Ireland’s migrant hypocrisy

Sandwith street after the fire (photo: Alamy)

‘Cead Mile Failte’, which means ‘a hundred thousand welcomes’, is a sentiment the Irish have long held dear. 

We pride ourselves on our welcoming nature, our music, our famous pub culture and the fact that the average tourist will be almost overwhelmingly love-bombed by locals who are happy to see a new face and will want to regale them with tales of local lore. 

But recently it seems that Ireland may have used up its welcomes and is, instead, retreating back into the dark terrain of nativism and suspicion of foreigners. 

For a country that liked to boast about its welcoming nature, the last few weeks have seen the rise of a brand of anti-immigrant sentiment that has verged on the murderous. 

When the number of indigenous homeless people is roughly similar to the number of migrants requiring assistance, it’s a recipe for disaster

The most shocking example occurred in inner city Dublin during a stand-off between pro-migrant and anti-migrant protesters.
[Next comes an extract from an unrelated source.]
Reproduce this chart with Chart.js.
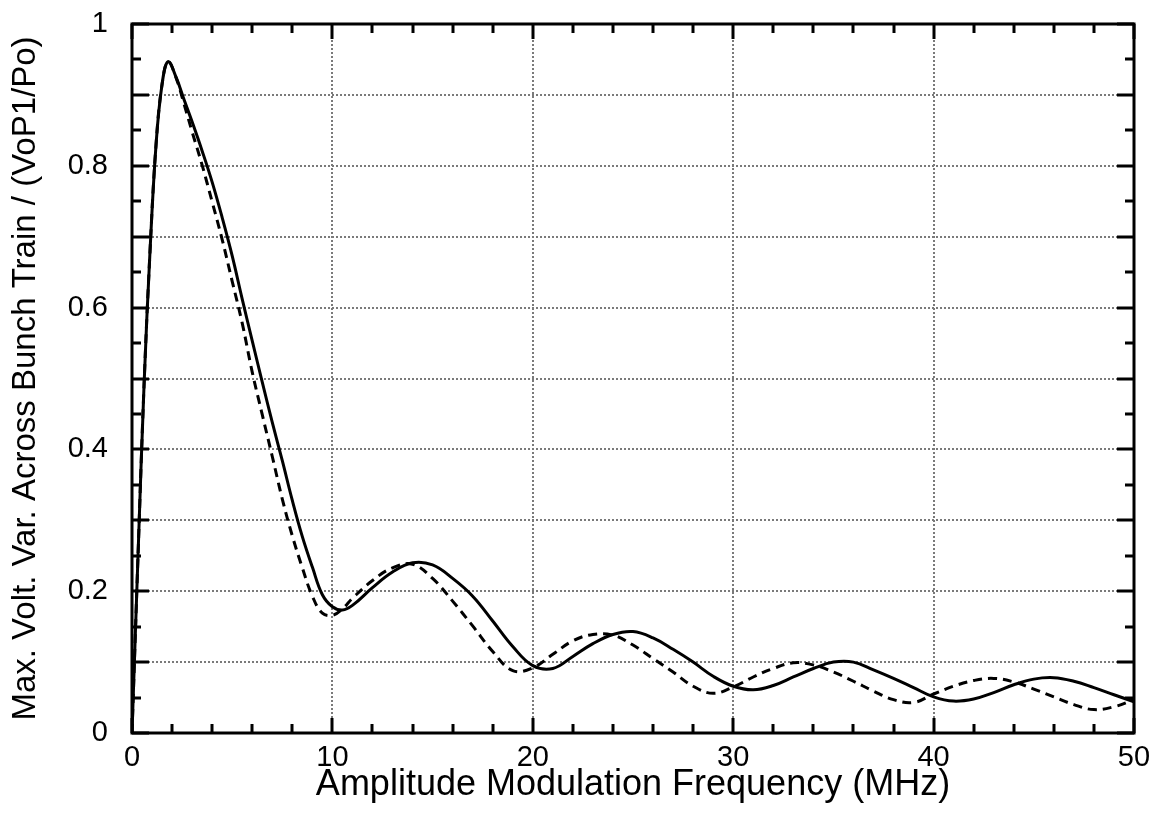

With an estimated 65,000 people having arrived on Irish shores in the last few years, these flashpoints have become increasingly frequent, but the events at the clash on Dublin’s Sandwith street shocked the nation. In what must surely rank as one of Ireland’s lowest moments, the tents belonging to a makeshift encampment of migrants were completely torched. 

It was a genuinely shameful moment, and one which has deeply upset many people. 

It is the kind of openly racist violence that has never been a part of Irish life, yet it is becoming more common and, in some circles, more acceptable. 

Similar attitudes have been displayed across the country. Recently, asylum seekers had to be removed from a shelter in county Clare because of threats to their safety. Various parties had placed bollards and blockades across the roads to prevent any more migrants arriving, and there were menacing threats of burning down any hotel which dared to accommodate asylum seekers.